## Begin Provided entries
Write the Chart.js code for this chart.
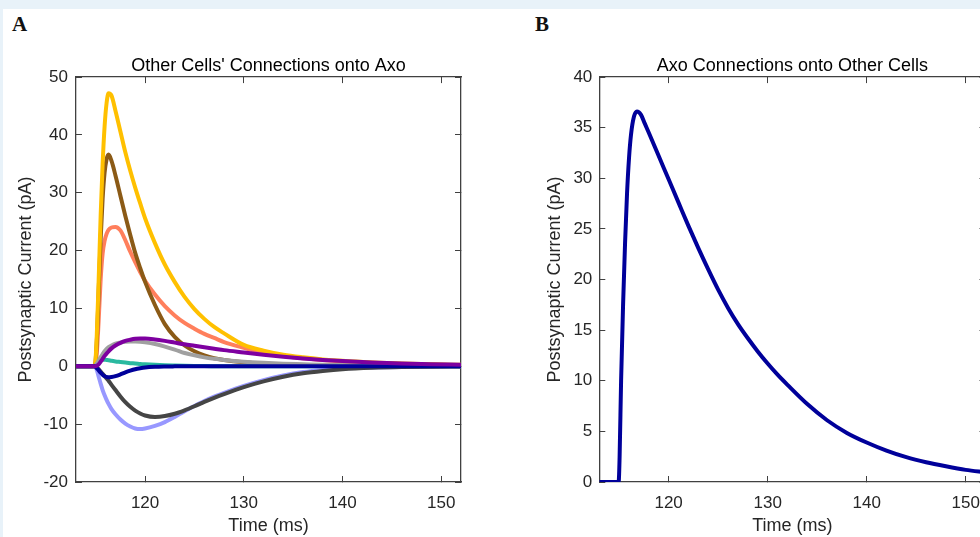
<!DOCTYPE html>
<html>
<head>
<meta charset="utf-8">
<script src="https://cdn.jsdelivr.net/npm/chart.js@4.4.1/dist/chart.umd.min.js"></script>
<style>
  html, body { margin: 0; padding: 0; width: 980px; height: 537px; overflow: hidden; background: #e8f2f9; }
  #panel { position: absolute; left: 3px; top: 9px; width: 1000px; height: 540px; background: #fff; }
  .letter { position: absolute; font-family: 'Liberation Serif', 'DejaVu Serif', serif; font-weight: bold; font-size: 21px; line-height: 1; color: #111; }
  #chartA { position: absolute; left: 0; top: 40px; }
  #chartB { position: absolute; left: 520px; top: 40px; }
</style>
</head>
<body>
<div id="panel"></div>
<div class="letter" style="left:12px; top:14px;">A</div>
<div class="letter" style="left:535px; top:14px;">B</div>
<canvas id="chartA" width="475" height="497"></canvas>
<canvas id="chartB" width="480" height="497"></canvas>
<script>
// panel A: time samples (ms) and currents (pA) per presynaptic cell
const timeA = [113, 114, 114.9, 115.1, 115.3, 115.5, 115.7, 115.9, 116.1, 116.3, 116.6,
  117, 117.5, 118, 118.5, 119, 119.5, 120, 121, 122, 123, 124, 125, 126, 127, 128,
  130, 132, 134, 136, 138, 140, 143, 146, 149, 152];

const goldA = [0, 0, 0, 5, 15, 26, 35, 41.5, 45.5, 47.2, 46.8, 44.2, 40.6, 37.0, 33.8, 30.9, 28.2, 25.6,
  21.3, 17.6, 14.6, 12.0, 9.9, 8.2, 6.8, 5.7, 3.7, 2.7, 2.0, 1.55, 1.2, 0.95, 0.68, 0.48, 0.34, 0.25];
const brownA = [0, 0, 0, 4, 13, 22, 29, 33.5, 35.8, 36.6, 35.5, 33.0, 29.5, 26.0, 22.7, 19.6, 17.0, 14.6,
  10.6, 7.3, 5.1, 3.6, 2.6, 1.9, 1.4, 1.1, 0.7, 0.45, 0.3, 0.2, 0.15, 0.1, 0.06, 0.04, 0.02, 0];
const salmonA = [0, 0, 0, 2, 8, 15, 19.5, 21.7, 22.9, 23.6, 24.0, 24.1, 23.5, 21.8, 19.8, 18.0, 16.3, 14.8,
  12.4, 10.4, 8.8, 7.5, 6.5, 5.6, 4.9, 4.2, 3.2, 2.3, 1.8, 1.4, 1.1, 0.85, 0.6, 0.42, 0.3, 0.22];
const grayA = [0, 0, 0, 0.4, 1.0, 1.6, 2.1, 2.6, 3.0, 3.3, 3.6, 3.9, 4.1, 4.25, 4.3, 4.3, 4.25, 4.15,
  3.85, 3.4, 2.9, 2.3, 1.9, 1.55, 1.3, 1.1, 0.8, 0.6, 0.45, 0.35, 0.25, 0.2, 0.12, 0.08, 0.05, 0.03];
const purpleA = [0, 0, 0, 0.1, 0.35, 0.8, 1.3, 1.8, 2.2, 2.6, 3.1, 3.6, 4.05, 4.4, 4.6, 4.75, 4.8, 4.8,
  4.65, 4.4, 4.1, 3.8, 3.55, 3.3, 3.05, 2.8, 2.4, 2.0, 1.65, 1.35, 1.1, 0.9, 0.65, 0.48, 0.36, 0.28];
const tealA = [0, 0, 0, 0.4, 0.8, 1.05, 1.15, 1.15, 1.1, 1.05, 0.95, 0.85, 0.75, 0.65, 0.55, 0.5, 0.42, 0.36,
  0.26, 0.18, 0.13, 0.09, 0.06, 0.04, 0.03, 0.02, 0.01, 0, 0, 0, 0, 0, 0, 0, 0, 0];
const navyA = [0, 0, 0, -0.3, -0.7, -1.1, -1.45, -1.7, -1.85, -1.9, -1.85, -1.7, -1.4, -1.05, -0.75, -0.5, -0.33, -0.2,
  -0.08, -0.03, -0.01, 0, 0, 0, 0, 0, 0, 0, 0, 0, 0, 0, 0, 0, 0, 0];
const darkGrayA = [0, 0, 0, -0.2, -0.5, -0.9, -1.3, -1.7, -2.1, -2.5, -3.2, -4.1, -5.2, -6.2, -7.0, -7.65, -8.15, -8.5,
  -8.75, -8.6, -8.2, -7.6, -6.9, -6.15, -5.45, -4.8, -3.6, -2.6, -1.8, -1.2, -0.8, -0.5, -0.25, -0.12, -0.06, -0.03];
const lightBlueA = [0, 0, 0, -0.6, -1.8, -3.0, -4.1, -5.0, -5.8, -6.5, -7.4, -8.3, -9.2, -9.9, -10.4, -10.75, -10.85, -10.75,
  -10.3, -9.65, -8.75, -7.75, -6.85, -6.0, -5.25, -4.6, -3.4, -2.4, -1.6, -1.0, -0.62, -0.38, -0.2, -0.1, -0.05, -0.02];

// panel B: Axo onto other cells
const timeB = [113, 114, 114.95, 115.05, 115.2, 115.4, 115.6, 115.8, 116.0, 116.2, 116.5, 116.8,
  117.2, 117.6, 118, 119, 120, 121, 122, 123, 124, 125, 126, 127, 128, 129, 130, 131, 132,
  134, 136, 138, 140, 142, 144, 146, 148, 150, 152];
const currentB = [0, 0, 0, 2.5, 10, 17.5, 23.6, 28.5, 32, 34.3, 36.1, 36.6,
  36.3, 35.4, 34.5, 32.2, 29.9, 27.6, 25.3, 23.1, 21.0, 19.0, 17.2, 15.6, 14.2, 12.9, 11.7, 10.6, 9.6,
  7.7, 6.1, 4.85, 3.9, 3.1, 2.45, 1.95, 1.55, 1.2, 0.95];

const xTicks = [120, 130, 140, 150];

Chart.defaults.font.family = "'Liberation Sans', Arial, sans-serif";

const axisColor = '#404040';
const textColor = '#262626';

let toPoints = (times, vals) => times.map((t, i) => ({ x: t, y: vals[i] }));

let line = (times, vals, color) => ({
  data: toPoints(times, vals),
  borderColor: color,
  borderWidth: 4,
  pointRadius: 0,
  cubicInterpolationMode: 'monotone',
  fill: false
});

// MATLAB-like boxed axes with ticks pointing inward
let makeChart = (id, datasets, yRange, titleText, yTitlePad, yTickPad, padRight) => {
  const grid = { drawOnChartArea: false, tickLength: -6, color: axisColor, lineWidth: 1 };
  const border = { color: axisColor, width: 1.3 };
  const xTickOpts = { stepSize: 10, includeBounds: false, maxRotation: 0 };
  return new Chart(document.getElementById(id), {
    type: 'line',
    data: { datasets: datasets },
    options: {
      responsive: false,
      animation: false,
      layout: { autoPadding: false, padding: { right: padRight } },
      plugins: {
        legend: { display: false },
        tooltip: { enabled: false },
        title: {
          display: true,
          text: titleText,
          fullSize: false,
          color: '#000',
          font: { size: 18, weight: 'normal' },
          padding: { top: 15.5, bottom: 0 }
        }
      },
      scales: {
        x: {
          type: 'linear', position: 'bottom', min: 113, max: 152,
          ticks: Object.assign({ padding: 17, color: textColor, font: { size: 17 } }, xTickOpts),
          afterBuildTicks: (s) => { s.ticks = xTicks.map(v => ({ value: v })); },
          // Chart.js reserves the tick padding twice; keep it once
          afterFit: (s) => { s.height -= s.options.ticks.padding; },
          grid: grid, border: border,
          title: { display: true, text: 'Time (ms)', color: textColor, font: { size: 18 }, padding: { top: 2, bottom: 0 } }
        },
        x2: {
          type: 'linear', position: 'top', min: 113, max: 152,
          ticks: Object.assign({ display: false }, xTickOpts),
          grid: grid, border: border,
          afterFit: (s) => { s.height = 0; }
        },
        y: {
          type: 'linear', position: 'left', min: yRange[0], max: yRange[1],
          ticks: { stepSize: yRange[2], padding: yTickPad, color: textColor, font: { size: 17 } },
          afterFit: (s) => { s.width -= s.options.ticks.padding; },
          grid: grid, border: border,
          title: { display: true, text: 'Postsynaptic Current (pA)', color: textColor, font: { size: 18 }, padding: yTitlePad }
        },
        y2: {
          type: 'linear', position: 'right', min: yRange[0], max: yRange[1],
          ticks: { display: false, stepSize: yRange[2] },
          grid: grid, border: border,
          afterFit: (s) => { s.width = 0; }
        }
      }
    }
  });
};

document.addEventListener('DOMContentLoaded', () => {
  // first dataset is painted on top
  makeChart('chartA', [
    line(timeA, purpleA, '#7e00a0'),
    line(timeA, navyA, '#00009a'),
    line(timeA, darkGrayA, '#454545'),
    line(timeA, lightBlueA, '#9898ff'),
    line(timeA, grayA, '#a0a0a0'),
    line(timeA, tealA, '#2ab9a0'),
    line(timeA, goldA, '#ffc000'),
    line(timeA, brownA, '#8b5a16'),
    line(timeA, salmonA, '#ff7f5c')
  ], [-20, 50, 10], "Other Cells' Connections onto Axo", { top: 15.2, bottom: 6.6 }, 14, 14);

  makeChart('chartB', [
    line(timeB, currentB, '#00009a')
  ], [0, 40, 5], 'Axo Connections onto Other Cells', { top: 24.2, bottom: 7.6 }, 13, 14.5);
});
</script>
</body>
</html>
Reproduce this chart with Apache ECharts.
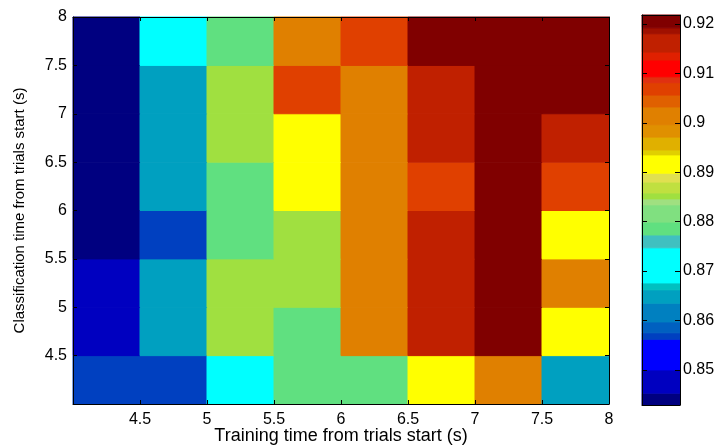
## End Provided entries
▶ [Written task] Everything from the first line of the listing above through the line that contains "130, 132, 134, 136, 138, 140, 143, 146, 149, 152];" is to be restated word for word, minus the pictures.

▶ [Solution to the problem]
Write the Chart.js code for this chart.
<!DOCTYPE html>
<html>
<head>
<meta charset="utf-8">
<script src="https://cdn.jsdelivr.net/npm/chart.js@4.4.1/dist/chart.umd.min.js"></script>
<style>
  html, body { margin: 0; padding: 0; width: 980px; height: 537px; overflow: hidden; background: #e8f2f9; }
  #panel { position: absolute; left: 3px; top: 9px; width: 1000px; height: 540px; background: #fff; }
  .letter { position: absolute; font-family: 'Liberation Serif', 'DejaVu Serif', serif; font-weight: bold; font-size: 21px; line-height: 1; color: #111; }
  #chartA { position: absolute; left: 0; top: 40px; }
  #chartB { position: absolute; left: 520px; top: 40px; }
</style>
</head>
<body>
<div id="panel"></div>
<div class="letter" style="left:12px; top:14px;">A</div>
<div class="letter" style="left:535px; top:14px;">B</div>
<canvas id="chartA" width="475" height="497"></canvas>
<canvas id="chartB" width="480" height="497"></canvas>
<script>
// panel A: time samples (ms) and currents (pA) per presynaptic cell
const timeA = [113, 114, 114.9, 115.1, 115.3, 115.5, 115.7, 115.9, 116.1, 116.3, 116.6,
  117, 117.5, 118, 118.5, 119, 119.5, 120, 121, 122, 123, 124, 125, 126, 127, 128,
  130, 132, 134, 136, 138, 140, 143, 146, 149, 152];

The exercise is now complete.